A comparison between Recurrent Neural Networks and classical machine learning approaches In Laser induced breakdown spectroscopy

TL;DR

This study compares the effectiveness of various Recurrent Neural Network architectures and classical machine learning methods in analyzing laser-induced breakdown spectroscopy data for aluminum alloy composition prediction.

Contribution

It introduces a comprehensive comparison between advanced RNN architectures, including convolutional variants, and traditional machine learning techniques for LIBS data analysis.

Findings

Convolutional Recurrent Networks outperform classical methods in prediction accuracy.

RNN-based models show significant potential for LIBS quantitative analysis.

Classical machine learning methods are less effective than RNN architectures for this task.

Abstract

Recurrent Neural Networks are classes of Artificial Neural Networks that establish connections between different nodes form a directed or undirected graph for temporal dynamical analysis.
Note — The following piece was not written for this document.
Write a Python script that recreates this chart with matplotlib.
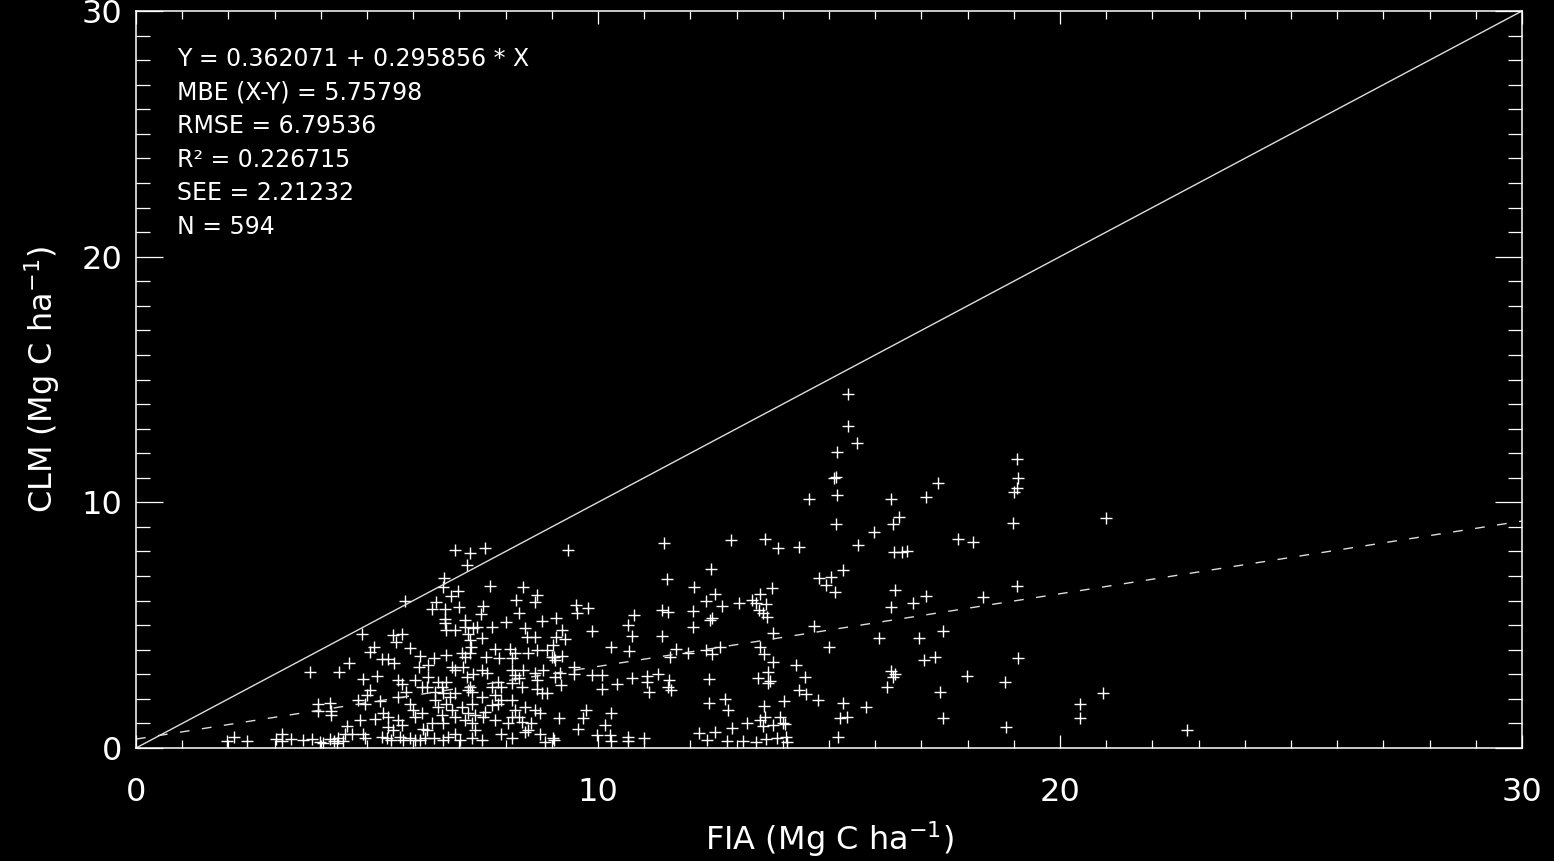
import matplotlib.pyplot as plt
import numpy as np

# FIA vs CLM carbon (Mg C/ha)
fia = [
    # low x, near the 1:1 line
    3.77, 4.40, 4.61, 3.95, 3.95, 4.20, 4.22, 4.22, 4.56, 4.67, 4.52, 1.96, 2.12, 2.41,
    3.02, 3.15, 3.17, 3.35, 3.62, 3.82, 3.98, 4.20, 4.29, 4.38, 4.49, 4.05, 4.34,
    # dense cluster 5-9
    6.90, 7.24, 7.55, 7.16, 6.67, 6.65, 6.96, 6.81, 5.82, 6.49, 6.41, 6.69, 6.99, 6.69,
    6.69, 6.70, 6.90, 7.12, 7.12, 7.30, 7.39, 7.19, 7.23, 7.25, 7.23, 7.12, 7.48, 7.52,
    7.47, 7.71, 7.66, 8.37, 8.22, 8.69, 8.64, 8.29, 8.01, 8.78, 8.41, 8.46, 8.64, 9.36,
    4.90, 5.57, 5.75, 5.62, 5.16, 5.06, 5.93, 5.32, 5.46, 5.59, 6.15, 6.44, 6.31, 6.13,
    6.72, 7.05, 7.57, 7.77, 7.86, 8.09, 8.20, 8.13, 8.49, 8.67, 8.89, 9.03, 9.00, 9.07,
    6.83, 6.90, 7.08, 7.30, 7.48, 7.59, 8.13, 8.20, 8.38, 8.64, 8.67, 8.82, 4.92, 5.21,
    5.68, 5.75, 6.04, 6.18, 6.33, 6.53, 6.62, 6.72, 7.16, 7.23, 7.27, 7.70, 7.84, 7.91,
    8.13, 8.28, 8.35, 8.67, 8.78, 8.89, 5.06, 4.99, 4.81, 4.96, 5.28, 5.68, 5.84, 5.93,
    6.00, 6.18, 6.29, 6.47, 6.64, 6.80, 6.90, 7.19, 7.48, 7.77, 7.91, 7.84, 6.47, 6.54,
    6.72, 6.83, 7.05, 7.27, 7.19, 7.34, 7.55, 7.70, 8.13, 8.20, 8.42, 8.64, 8.74, 8.28,
    4.85, 5.17, 5.35, 5.46, 5.68, 6.04, 6.22, 6.29, 6.40, 6.62, 6.65, 6.90, 7.12, 7.27,
    7.34, 7.52, 7.77, 8.06, 8.13, 8.35, 8.49, 8.56, 4.92, 4.96, 5.32, 5.43, 5.53, 5.71,
    5.79, 5.93, 6.04, 6.15, 6.26, 6.44, 6.65, 6.76, 6.90, 7.01, 7.27, 7.48, 7.91, 8.13,
    8.42, 8.74, 8.85, 9.03, 5.46, 5.75, 5.57,
    # 9-15
    12.08, 12.33, 12.53, 12.69, 13.05, 13.34, 13.51, 13.64, 13.48, 13.58, 13.66, 13.41,
    13.77, 14.93, 15.14, 16.43, 16.34, 16.81, 17.11, 18.34, 17.46, 16.95, 16.08, 15.00,
    14.67, 13.79, 17.29, 17.06, 16.34, 16.43, 16.39, 16.25, 17.99, 17.40, 17.46, 15.80,
    15.31, 15.24, 15.38, 15.19, 14.77, 14.47, 14.28, 14.36, 14.50, 14.03, 13.79, 13.59,
    13.69, 13.47, 13.69, 13.72, 13.50, 13.59, 13.51, 13.61, 13.58, 13.94, 14.01, 14.05,
    13.79, 12.91, 13.22, 12.82, 12.75, 12.41, 12.41, 12.63, 12.46, 12.46, 12.42, 12.05,
    12.05, 12.34, 11.95, 11.69, 11.56, 11.52, 11.57, 11.54, 11.29, 11.05, 11.05, 11.10,
    10.74, 10.42, 10.09, 10.68, 10.66, 10.79, 10.74, 10.29, 11.38, 11.38, 11.52, 9.88,
    9.52, 9.54, 9.78, 9.09, 9.23, 9.28, 9.10, 9.21, 9.05, 9.49, 9.48, 9.18, 9.07, 9.20,
    9.86, 10.09, 9.73, 9.68, 9.57, 9.16, 10.15, 10.29, 9.97, 10.26, 10.29, 10.66, 10.66,
    10.99, 9.05, 12.19, 12.35, 12.53, 12.80, 13.13, 13.41, 13.64, 13.87, 14.08, 14.10,
    # upper cloud 11-18
    15.42, 15.42, 15.60, 15.18, 15.11, 15.16, 15.18, 14.57, 15.16, 16.34, 16.52, 16.39,
    17.11, 17.36, 15.98, 15.62, 16.40, 16.57, 16.69, 17.80, 18.12, 11.43, 12.87, 13.61,
    13.90, 14.35, 12.44, 15.31, 15.05, 14.79, 11.50,
    # far right
    19.07, 19.10, 19.08, 19.00, 18.99, 21.00, 19.07, 19.10, 18.82, 20.92, 20.44, 20.44,
    18.84, 22.75,
]
clm = [
    3.10, 3.10, 3.47, 1.81, 1.50, 1.84, 1.50, 1.34, 0.89, 0.59, 0.57, 0.29, 0.46, 0.29,
    0.35, 0.59, 0.29, 0.35, 0.32, 0.35, 0.25, 0.35, 0.29, 0.39, 0.29, 0.19, 0.19,
    8.06, 7.92, 8.16, 7.45, 6.94, 6.56, 6.39, 6.18, 5.99, 5.95, 5.64, 5.64, 5.75, 5.27,
    5.07, 4.80, 4.80, 5.23, 4.94, 4.87, 4.91, 4.66, 4.39, 4.12, 3.85, 3.71, 4.46, 5.78,
    5.45, 4.94, 6.60, 6.54, 6.02, 6.22, 5.95, 5.48, 5.14, 5.18, 4.87, 4.53, 4.53, 8.06,
    4.66, 4.60, 4.64, 4.32, 4.12, 3.92, 4.09, 3.61, 3.61, 3.44, 3.74, 3.65, 3.37, 3.28,
    3.78, 3.85, 3.71, 4.05, 3.65, 4.05, 3.85, 3.65, 3.88, 3.99, 3.99, 4.19, 3.71, 3.58,
    3.31, 3.17, 3.31, 3.01, 3.17, 3.04, 3.17, 2.97, 3.17, 3.04, 2.76, 3.17, 2.80, 2.94,
    2.76, 2.60, 2.76, 2.49, 2.90, 2.70, 2.49, 2.70, 2.90, 2.49, 2.29, 2.49, 2.70, 2.49,
    2.63, 2.83, 2.49, 2.42, 2.22, 2.22, 2.38, 2.15, 1.95, 1.81, 1.92, 2.09, 2.29, 1.81,
    1.54, 1.43, 2.49, 2.29, 2.22, 2.09, 2.22, 2.36, 2.09, 2.15, 1.95, 1.81, 1.95, 1.68,
    1.81, 1.54, 1.68, 1.81, 1.41, 1.34, 1.48, 1.75, 1.95, 1.54, 1.68, 1.54, 1.41, 1.27,
    1.14, 1.20, 1.41, 1.27, 1.14, 1.27, 0.77, 0.73, 1.00, 1.34, 1.00, 1.27, 1.14, 1.00,
    0.73, 1.27, 1.14, 1.00, 1.27, 1.07, 0.73, 1.00, 0.59, 0.39, 0.46, 0.39, 0.32, 0.46,
    0.32, 0.39, 0.32, 0.32, 0.39, 0.39, 0.32, 0.46, 0.59, 0.32, 0.39, 0.32, 0.59, 0.39,
    0.66, 0.57, 0.25, 0.39, 0.87, 0.93, 0.73,
    6.54, 6.00, 6.26, 5.79, 5.89, 6.02, 6.26, 5.86, 5.62, 5.48, 5.35, 5.89,
    6.53, 6.64, 6.34, 6.43, 5.75, 5.89, 6.19, 6.13, 4.78, 4.49, 4.49, 4.10,
    4.97, 4.67, 3.72, 3.58, 3.15, 3.01, 2.88, 2.50, 2.93, 2.29, 1.21, 1.68,
    1.82, 1.21, 1.28, 0.46, 1.95, 2.88, 3.38, 2.36, 2.20, 1.93, 3.51, 3.81,
    3.08, 2.84, 2.63, 2.73, 4.13, 1.72, 1.14, 1.28, 0.90, 1.28, 1.00, 0.96,
    0.94, 0.83, 1.00, 1.55, 1.98, 1.82, 2.80, 4.13, 3.83, 5.28, 5.21, 5.59,
    4.91, 3.99, 3.85, 4.02, 3.72, 2.50, 2.36, 2.77, 3.00, 2.93, 2.70, 2.29,
    2.84, 2.59, 2.39, 3.96, 5.01, 5.41, 4.57, 4.10, 4.57, 5.62, 5.55, 4.78,
    5.82, 5.51, 5.69, 5.31, 4.80, 4.42, 4.53, 3.75, 3.69, 3.28, 3.01, 3.07, 2.90, 2.56,
    2.97, 2.97, 1.55, 1.21, 0.76, 1.21, 0.94, 1.44, 0.53, 0.53, 0.30, 0.46, 0.30,
    0.42, 0.33, 0.60, 0.33, 0.66, 0.30, 0.30, 0.23, 0.37, 0.39, 0.46, 0.23,
    14.41, 13.11, 12.43, 12.06, 10.98, 11.05, 10.30, 10.12, 9.10, 10.12, 9.39, 9.10,
    10.20, 10.77, 8.81, 8.26, 7.99, 7.99, 8.03, 8.51, 8.40, 8.33, 8.47, 8.51,
    8.13, 8.20, 7.29, 7.25, 6.97, 6.91, 6.87,
    11.75, 10.98, 10.57, 10.43, 9.17, 9.35, 6.61, 3.68, 2.70, 2.23, 1.79, 1.23,
    0.87, 0.73,
]

# regression and stats printed on the plot
intercept = 0.362071
slope = 0.295856
stats = ['Y = 0.362071 + 0.295856 * X',
         'MBE (X-Y) = 5.75798',
         'RMSE = 6.79536',
         'R² = 0.226715',
         'SEE = 2.21232',
         'N = 594']

fig = plt.figure(figsize=(15.54, 8.61), dpi=100, facecolor='black')
ax = fig.add_axes([136/1554, 1 - 748/861, 1386/1554, 737/861], facecolor='black')

ax.plot(fia, clm, '+', color='white', markersize=9, mew=1.0, linestyle='none')

xx = np.array([0, 30])
ax.plot(xx, xx, color='#dddddd', lw=1.0)
ax.plot(xx, intercept + slope * xx, color='#dddddd', lw=1.0, dashes=(7, 9))

ax.set_xlim(0, 30)
ax.set_ylim(0, 30)
ax.set_xticks([0, 10, 20, 30])
ax.set_yticks([0, 10, 20, 30])
ax.set_xticks(np.arange(0, 31, 1), minor=True)
ax.set_yticks(np.arange(0, 31, 1), minor=True)

for s in ax.spines.values():
    s.set_color('white')
    s.set_linewidth(1.1)

ax.tick_params(axis='both', which='both', direction='in', colors='white',
               top=True, right=True, width=0.9, labelsize=23)
ax.tick_params(axis='x', which='major', length=9.5, pad=21)
ax.tick_params(axis='x', which='minor', length=5.5)
ax.tick_params(axis='y', which='major', length=19.5, pad=10)
ax.tick_params(axis='y', which='minor', length=10)

ax.set_xlabel(r'FIA (Mg C ha$^{-1}$)', color='white', fontsize=23, labelpad=8)
ax.set_ylabel(r'CLM (Mg C ha$^{-1}$)', color='white', fontsize=23, labelpad=14)

for i, line in enumerate(stats):
    ax.text(0.0296, 0.935 - i * 0.0455, line, transform=ax.transAxes,
            color='white', fontsize=17, va='center', ha='left')

plt.savefig('out.png', dpi=100, facecolor='black')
In this research, the laser induced breakdown spectroscopy (LIBS) technique is used for quantitative analysis of aluminum alloys by different Recurrent Neural Network (RNN) architecture. The fundamental harmonic (1064 nm) of a nanosecond Nd:YAG laser pulse is employed to generate the LIBS plasma for the prediction of constituent concentrations of the aluminum standard samples. Here, Recurrent Neural Networks based on different networks, such as Long Short Term Memory (LSTM), Gated Recurrent Unit (GRU), Simple Recurrent Neural Network (Simple RNN), and as well as Recurrent Convolutional Networks comprising of Conv-SimpleRNN, Conv-LSTM and Conv-GRU are utilized for concentration prediction. Then a comparison is performed among prediction by classical machine learning methods of support vector regressor (SVR), the Multi Layer Perceptron (MLP), Decision Tree algorithm, Gradient Boosting Regression (GBR), Random Forest Regression (RFR), Linear Regression, and k-Nearest Neighbor (KNN) algorithm. Results showed that the machine learning tools based on Convolutional Recurrent Networks had the best efficiencies in prediction of the most of the elements among other multivariate methods.